Le conseguenze su USA e OEA
Ovviamente, insieme alle considerazioni politiche sul rispetto del diritto internazionale, nella decisione intervenuta vi sono anche valutazioni di ordine strettamente politico e, conseguentemente, commerciale. L’aspetto politico risulta prevalente, nel senso che la pressione pesantissima degli Stati Uniti e della OEA (le due sigle sono quasi un sinonimo) sul Nicaragua, ben rappresentata dall’ossessione fobica del suo Segretario generale Almagro, che recita a soggetto il copione che gli viene scritto a Washington, viene regolarmente condita con minacce di applicazione della Carta Democratica dell’organismo continentale (dal quale però Managua è uscita). Il che potrebbe portare, secondo alcune interpretazioni giornalistiche circolanti, addirittura alla sospensione di Managua dal TLC (Tratado de Libre Comercio) che comporterebbe una difficoltà nel proseguimento degli scambi politici, diplomatici e commerciali tra il Nicaragua e una parte dell’America latina.

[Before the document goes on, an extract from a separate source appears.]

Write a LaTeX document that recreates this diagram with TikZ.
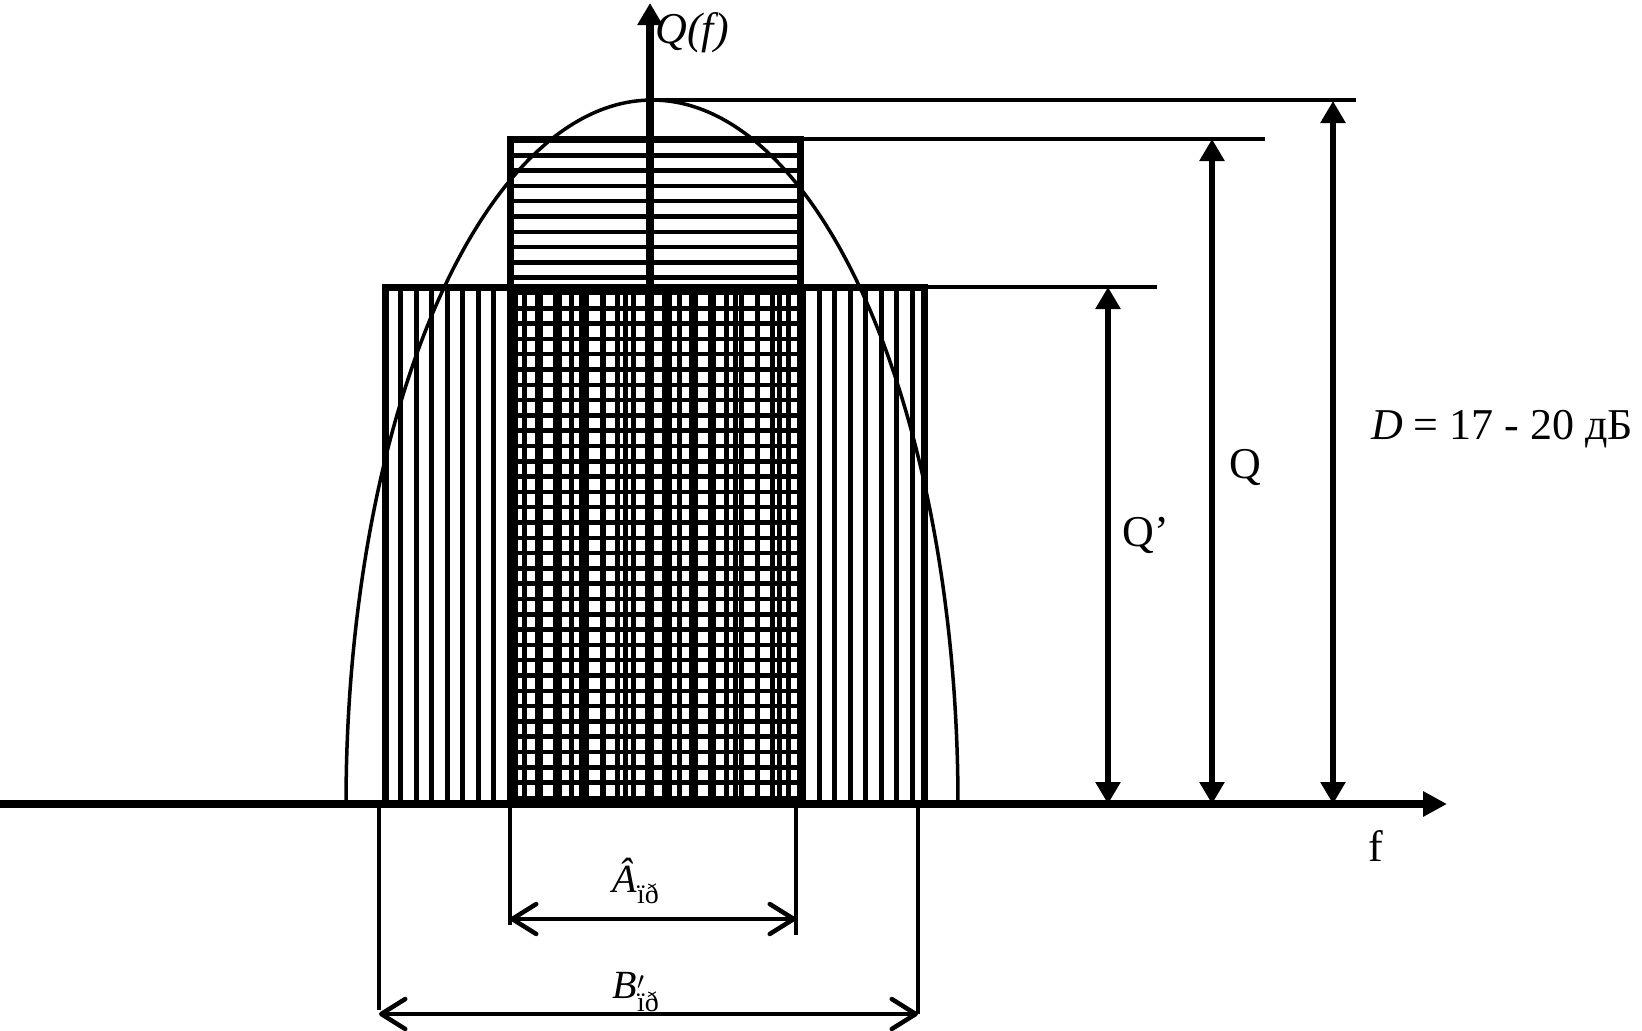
\documentclass[tikz,border=0pt]{standalone}
\usepackage{fontspec}
\setmainfont{Liberation Serif}
\usepackage{tikz}
\usetikzlibrary{arrows.meta,positioning}

\tikzset{
  axisline/.style={line width=7.5pt},
  edgeline/.style={line width=7pt},
  hatchh/.style={line width=4.5pt},
  hatchv/.style={line width=5pt},
  refline/.style={line width=3.5pt},
  dimarrow/.style={line width=5.5pt,
    {Triangle[length=22pt,width=24pt]}-{Triangle[length=22pt,width=24pt]}},
  bwarrow/.style={line width=4.5pt,line cap=round,
    {Straight Barb[length=24pt,width=30pt,round]}-{Straight Barb[length=24pt,width=30pt,round]}},
  lbl/.style={font=\fontsize{44}{52}\selectfont,inner sep=0pt},
  bwlbl/.style={font=\fontsize{40}{46}\selectfont,inner sep=0pt},
}
\newcommand{\subtxt}[1]{\mbox{\fontsize{28}{30}\selectfont #1}}

\begin{document}
\begin{tikzpicture}[x=1pt,y=-1pt]
  \useasboundingbox (0,0) rectangle (1642,1031);
  % levels of the spectrum
  \coordinate (O) at (650,804);
  \coordinate (peak) at (650,100);
  \coordinate (qtop) at (800,139);
  \coordinate (qptop) at (924,287);
  \coordinate (peakend) at (1356,100);
  \coordinate (qend) at (1265,139);
  \coordinate (qpend) at (1157,287);
  % hatching
  \foreach \k in {0,...,43}
    \draw[hatchh] (510,{140+15.3*\k}) -- (800,{140+15.3*\k});
  \foreach \k in {1,...,34}
    \draw[hatchv] ({385+15.5*\k},287) -- ({385+15.5*\k},804);
  \foreach \x in {515,537,...,780}
    \draw[hatchv] (\x,287) -- (\x,796);
  % rectangles
  \draw[edgeline] (385,804) |- (qptop) -- (924,804);
  \draw[edgeline] (510,804) |- (qtop) -- (800,804);
  % spectrum
  \draw[line width=3.5pt] plot[domain=180:0,samples=120,smooth]
    ({652+306*cos(\x)},{804-704*sin(\x)});
  % axes
  \draw[axisline,-{Triangle[length=24pt,width=24pt]}] (0,804) -- (1447,804);
  \draw[axisline,-{Triangle[length=22pt,width=24pt]}] (O) -- (650,3);
  \node[lbl,font=\fontsize{44}{52}\selectfont\itshape] (qf) at (692,33) {Q(f)};
  \node[lbl] (flab) at (1376,846) {f};
  % levels
  \draw[refline] (peak) -- (peakend);
  \draw[refline] (qtop) -- (qend);
  \draw[refline] (qptop) -- (qpend);
  \coordinate (dtop) at (1333,101);
  \coordinate (dbot) at (1333,804);
  \coordinate (qdtop) at (1212,139);
  \coordinate (qdbot) at (1212,804);
  \coordinate (qpdtop) at (1108,287);
  \coordinate (qpdbot) at (1108,804);
  \draw[dimarrow] (dbot) -- (dtop);
  \draw[dimarrow] (qdbot) -- (qdtop);
  \draw[dimarrow] (qpdbot) -- (qpdtop);
  \node[lbl] (dlab) at (1502,429) {\textit{D} = 17 - 20 дБ};
  \node[lbl] (qlab) at (1245,467) {Q};
  \node[lbl] (qplab) at (1146,535) {Q’};
  % bandwidths
  \coordinate (al) at (510,925);
  \coordinate (ar) at (796,935);
  \coordinate (bl) at (379,1010);
  \coordinate (br) at (918,1014);
  \draw[line width=4pt] (510,804) -- (al);
  \draw[line width=4pt] (796,804) -- (ar);
  \draw[line width=4pt] (379,804) -- (bl);
  \draw[line width=4pt] (918,804) -- (br);
  \draw[bwarrow] (al |- 0,919) -- (ar |- 0,919);
  \draw[bwarrow] (bl |- 0,1014) -- (br |- 0,1014);
  \node[bwlbl] (alab) at (636,881) {\textit{Â}$_{\subtxt{ïð}}$};
  \node[bwlbl] (blab) at (636,992) {\textit{B}$'_{\subtxt{ïð}}$};
\end{tikzpicture}
\end{document}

Interpretazioni ben più ferrate giuridicamente giudicano l’eventualità di applicazione della Carta Democratica non semplice, perché Almagro, che ne ha fatto una ossessione personale in vista dalla sua carriera all’ombra di Washington, rischia politicamente molto. I paesi che si sono astenuti nell’ultima votazione, infatti, sono paesi di peso politico rilevante e, se confermassero (come quasi certo) la loro opposizione a misure unilaterali, sancirebbero una spaccatura in due dell’organismo che diventerebbe lo scivolo di Almagro verso la porta.
Peraltro, prudenza vorrebbe un supplemento di ragionamento: ottenere 24 voti in una mozione di intenti è un conto, ottenerne gli stessi in una misura durissima che aprirebbe un precedente di facile replica per molti di quelli che dovrebbero votarla, appare molto meno semplice. E, se non si raggiungesse il quorum necessario, la permanenza di Almagro al vertice della OEA diverrebbe una barzelletta.

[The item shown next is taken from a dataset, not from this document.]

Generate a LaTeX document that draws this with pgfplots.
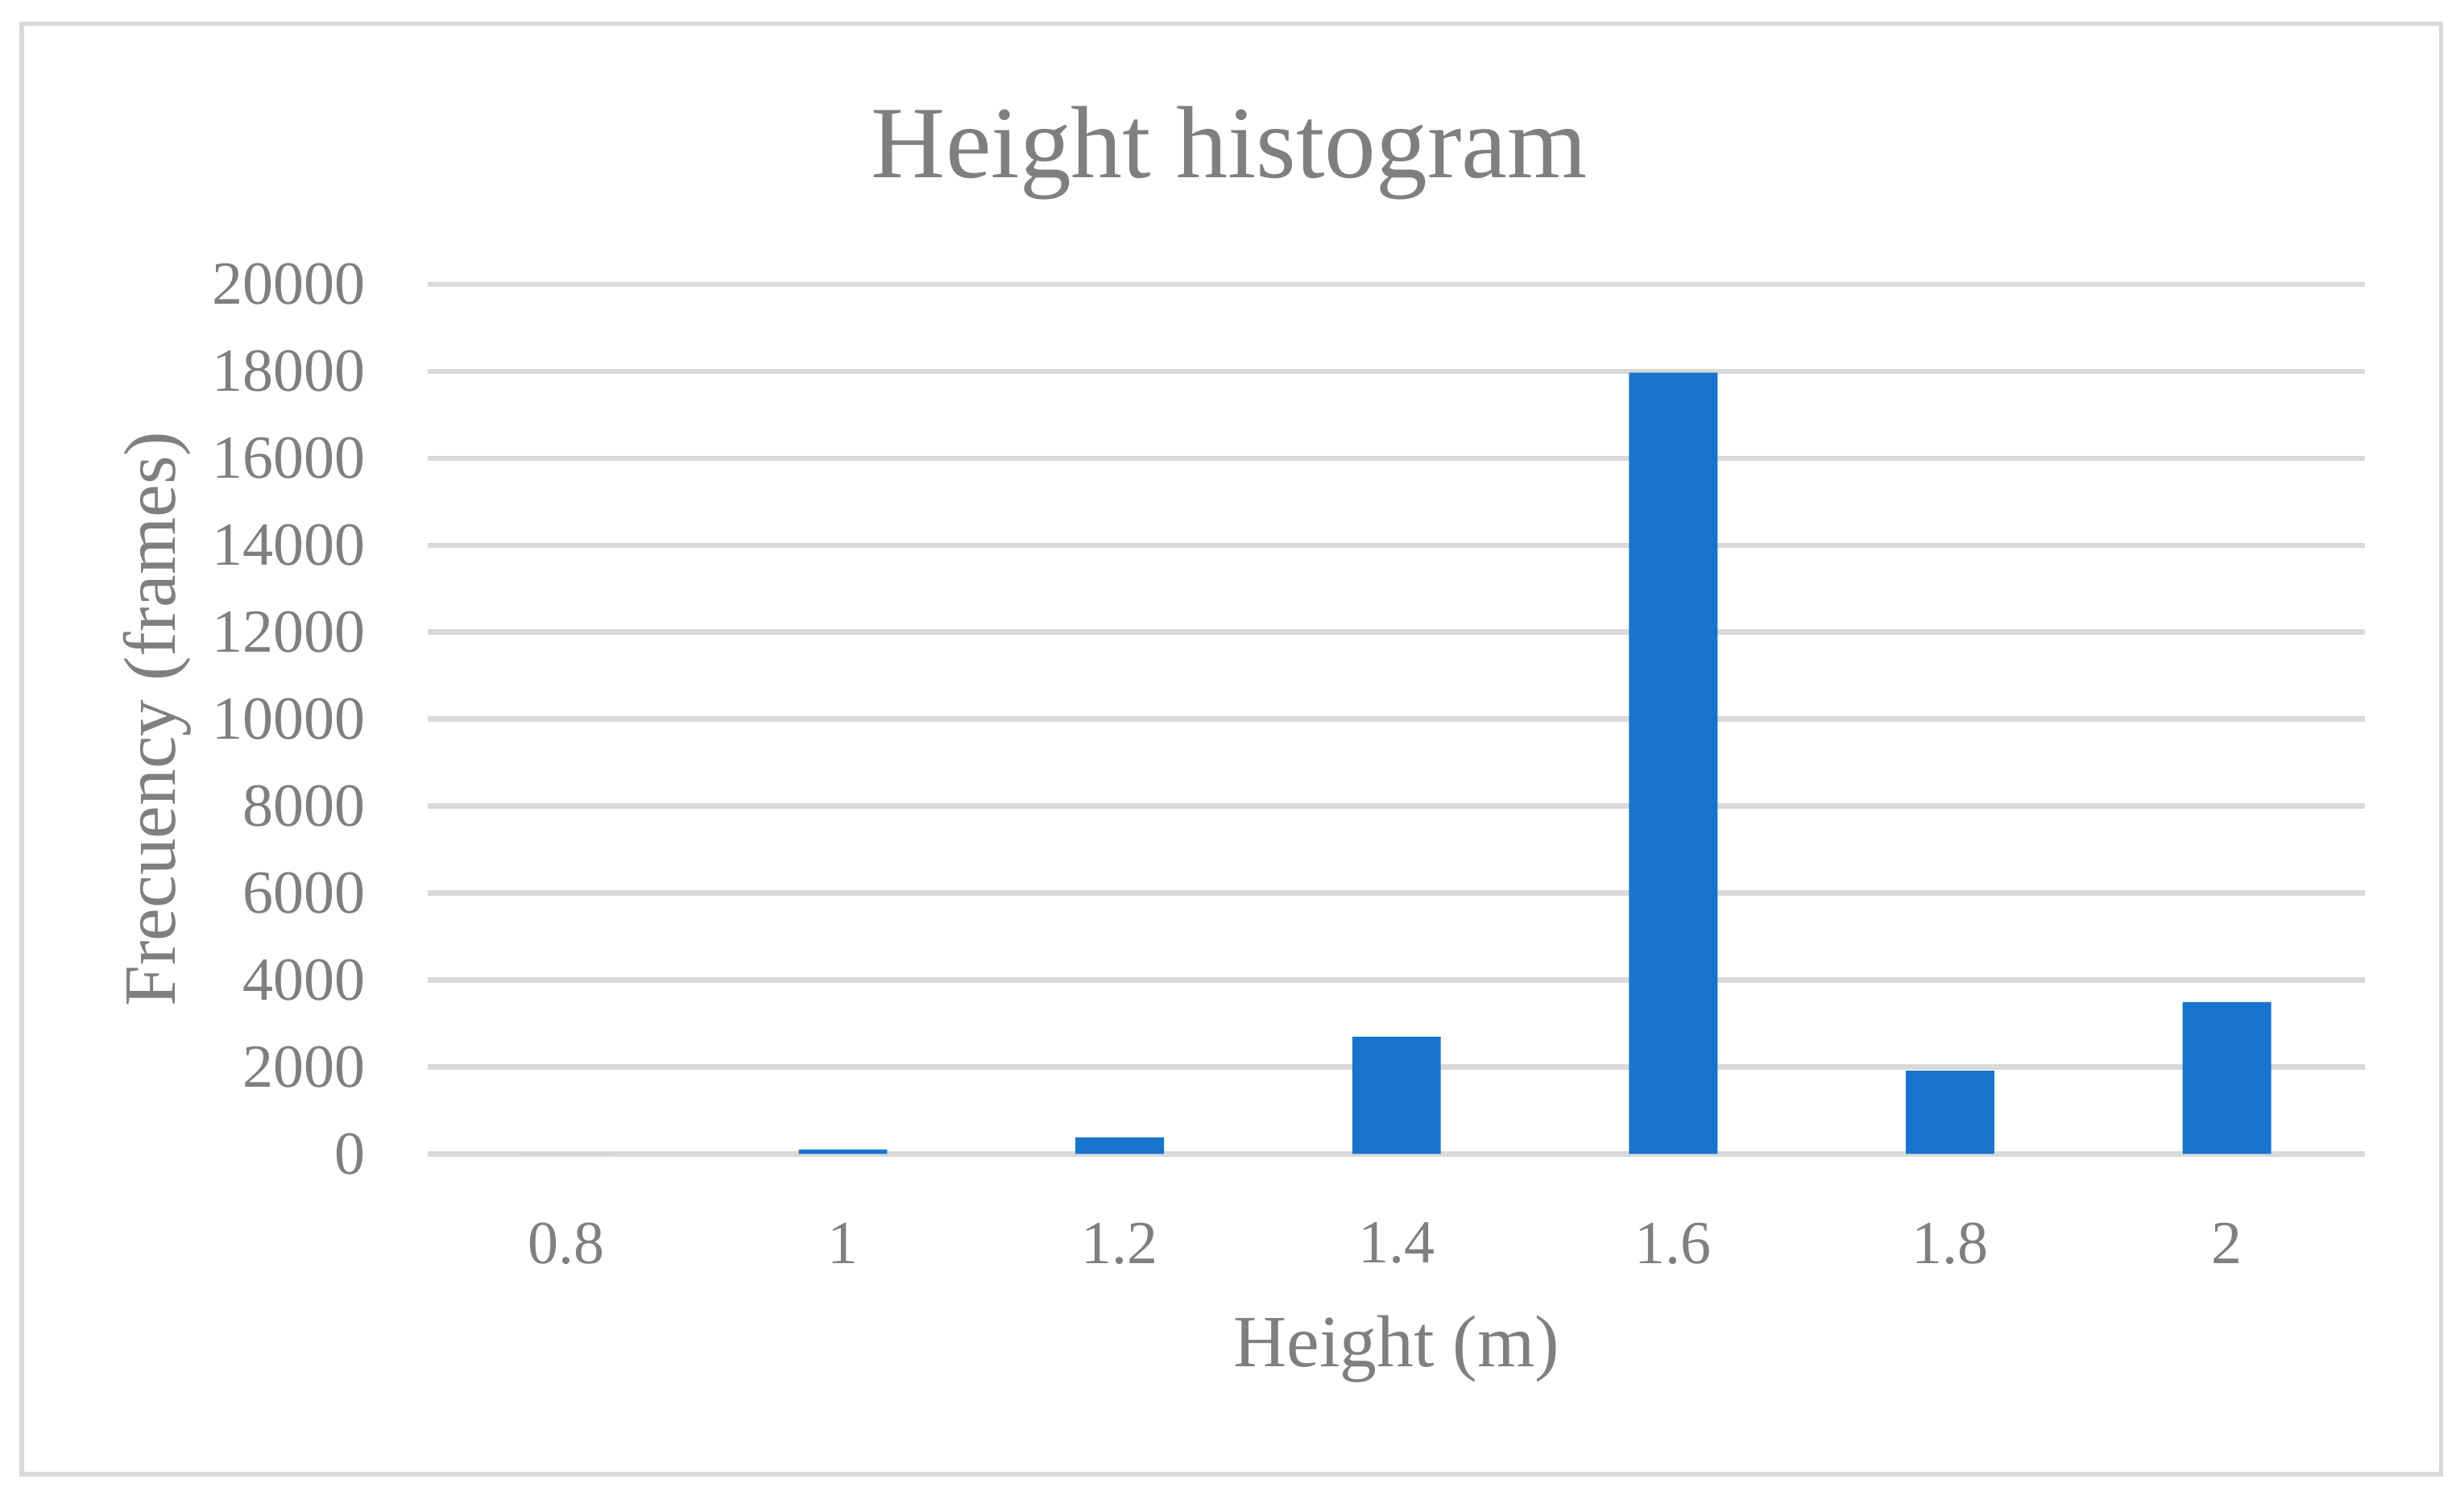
\documentclass[border=0pt]{standalone}
\usepackage{fontspec}
\setmainfont{Liberation Serif}
\usepackage{pgfplots}
\pgfplotsset{compat=1.18}
\definecolor{barblue}{HTML}{1874CD}
\definecolor{gridgray}{HTML}{D9D9D9}
\definecolor{txtgray}{HTML}{7F7F7F}

\begin{document}
\begin{tikzpicture}
  \useasboundingbox (-65.0pt,-52.5pt) rectangle (309.4pt,175.3pt);
  \draw[gridgray, line width=0.7pt] (-61.7pt,-48.7pt) rectangle (305.9pt,171.7pt);
  \node[txtgray, font=\fontsize{15.6}{17}\selectfont] at (121.8pt,152.0pt) {Height histogram};
  \begin{axis}[
      at={(0pt,0pt)}, anchor=south west,
      width=294.4pt, height=132.1pt, scale only axis,
      xmin=-0.5, xmax=6.5,
      ymin=0, ymax=20000,
      ytick={0,2000,...,20000},
      xtick={0,1,2,3,4,5,6},
      xticklabels={0.8,1,1.2,1.4,1.6,1.8,2},
      scaled y ticks=false,
      /pgf/number format/assume math mode=true,
      /pgf/number format/fixed,
      /pgf/number format/1000 sep={},
      tick style={draw=none},
      major tick length=0pt,
      axis line style={draw=none},
      ymajorgrids,
      grid style={draw=gridgray, line width=0.8pt},
      ticklabel style={font=\fontsize{9.3}{10}\selectfont, text=txtgray},
      yticklabel style={anchor=east, inner sep=0pt, xshift=-9.3pt},
      xticklabel style={anchor=center, inner sep=0pt, yshift=-13.6pt},
      xlabel={Height (m)},
      ylabel={Frecuency (frames)},
      label style={font=\fontsize{11.2}{13}\selectfont, text=txtgray},
      xlabel style={at={(axis description cs:0.5,0)}, anchor=center, yshift=-29.6pt},
      ylabel style={at={(axis description cs:0,0.5)}, anchor=center, yshift=41.1pt},
      ybar, bar width=0.32,
    ]
    \addplot[fill=barblue, draw=none] coordinates {
      (0,0) (1,100) (2,377) (3,2695) (4,17970) (5,1910) (6,3490)
    };
  \end{axis}
\end{tikzpicture}
\end{document}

Ad ogni modo l’applicazione di quanto previsto sul piano sanzionatorio risulterebbe di difficilissima applicazione, se non altro per via dell’intreccio di relazioni commerciali che, al venir meno degli accordi in essere con Managua, obbligherebbero i paesi coinvolti alla ricerca di mercati diversi e certamente meno convenienti. Insomma, come sempre, il costo della furia criminale degli USA lo dovrebbero pagano i suoi alleati obbedienti.
I reciproci interessi
Con l’apertura del mercato cinese, l’allocazione delle esportazioni nicaraguensi è assicurata e la minaccia di bloccare l’export a Managua se non si piega al dominio dell’impero diventa d’un tratto, un momento di comicità involontaria.

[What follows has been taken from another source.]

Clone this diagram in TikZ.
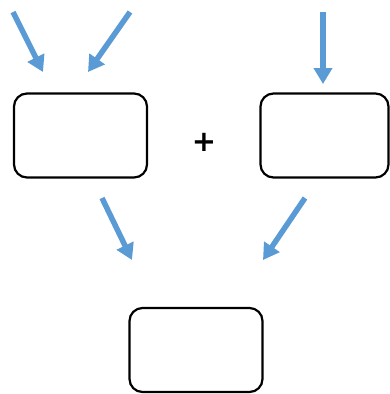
\documentclass[tikz,border=0pt]{standalone}
\usepackage{fontspec}
\newfontfamily\plusfont{DejaVu Sans}
\usetikzlibrary{arrows.meta}
\definecolor{arrowblue}{RGB}{91,155,213}
\tikzset{
  box/.style={draw=black, line width=2.2pt, rounded corners=13pt, minimum width=133pt, minimum height=84pt, inner sep=0pt},
  flow/.style={draw=arrowblue, line width=5.5pt, -{Triangle[length=16pt,width=18pt]}},
}
\begin{document}
\begin{tikzpicture}[x=1pt,y=-1pt]
\useasboundingbox (0,0) rectangle (390,394);
\node[box] (b1) at (80.5,135.5) {};
\node[box, minimum width=128pt] (b2) at (324.5,135.5) {};
\node[box] (b3) at (196,350) {};
\node (plus) at (204,142) {\plusfont\bfseries\fontsize{29}{29}\selectfont +};
\coordinate (s1) at (13,12);  \coordinate (t1) at (43,72);
\coordinate (s2) at (130,12); \coordinate (t2) at (88,72);
\coordinate (s3) at (323,12); \coordinate (t3) at (323,84);
\coordinate (s4) at (102,198); \coordinate (t4) at (132,260);
\coordinate (s5) at (305,198); \coordinate (t5) at (263,260);
\draw[flow] (s1) -- (t1);
\draw[flow] (s2) -- (t2);
\draw[flow] (s3) -- (t3);
\draw[flow] (s4) -- (t4);
\draw[flow] (s5) -- (t5);
\end{tikzpicture}
\end{document}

La chiusura delle relazioni con Taiwan e la riapertura di quelle con la Cina, in questo quadro assume un valore assoluto, giacché contempla sia il passaggio tattico che quello strategico. Quello tattico nel limitare enormemente l’impatto delle sanzioni commerciali eventualmente decise sia dalla OEA che dagli USA con la Legge Renacer, sia dalla Unione Europea. Sul piano strategico perché la Cina, oltre a fornire una copertura politica di primissimo livello, un peso internazionale che compete con quello occidentale ed una intesa politico-militare con la Russia, alleato di primo piano del Nicaragua, ha nella decisione di investire in Nicaragua un interesse decisamente rilevante.
In primo luogo la Cina, per poter continuare a sostenere il tasso di sviluppo ai livelli ai quali è proiettata la sua economia, ha bisogno di cibo ed energia e il Nicaragua, nel suo piccolo, può certamente svolgere una funzione adatta ai bisogni cinesi. In secondo luogo la possibilità di riaprire il discorso sul canale interoceanico proietterebbe il ruolo del Nicaragua a leader della Regione centroamericana e, con sé, quello della Cina come potenza mondiale in grado di avere un percorso privilegiato nella via di comunicazione tra due Oceani, Pacifico e Atlantico. Da un punto di vista strategico è un aspetto di straordinaria importanza per entrambi.
La scelta di ritrovarsi con Pechino è, sotto ogni possibile punto di vista, un deciso upgrade del Nicaragua e la scelta dei tempi appare perfetta, a conferma della abilità tattica del suo presidente, il Comandante Daniel Ortega. Ritenendo erroneamente che il governo sandinista potesse essere preso per la gola e costretto alla resa, alla vigilia dell’insediamento del nuovo governo Stati Uniti e OEA si preparavano a minarne peso e autonomia attraverso nuove sanzioni e nuove minacce, ma sono stati resi innocui.
L’apertura al Nicaragua del mercato cinese e delle banche cinesi trasforma le minacce statunitensi in aria fritta e mette al sicuro la Patria di Sandino da rappresaglie di natura finanziaria e commerciale. La legge Renacer con la quale gli Usa pensavano di piegare Managua con una firma su un protocollo diplomatico è diventata un testo sterile. Una esibizione di potenza è divenuta una manifestazione d’impotenza.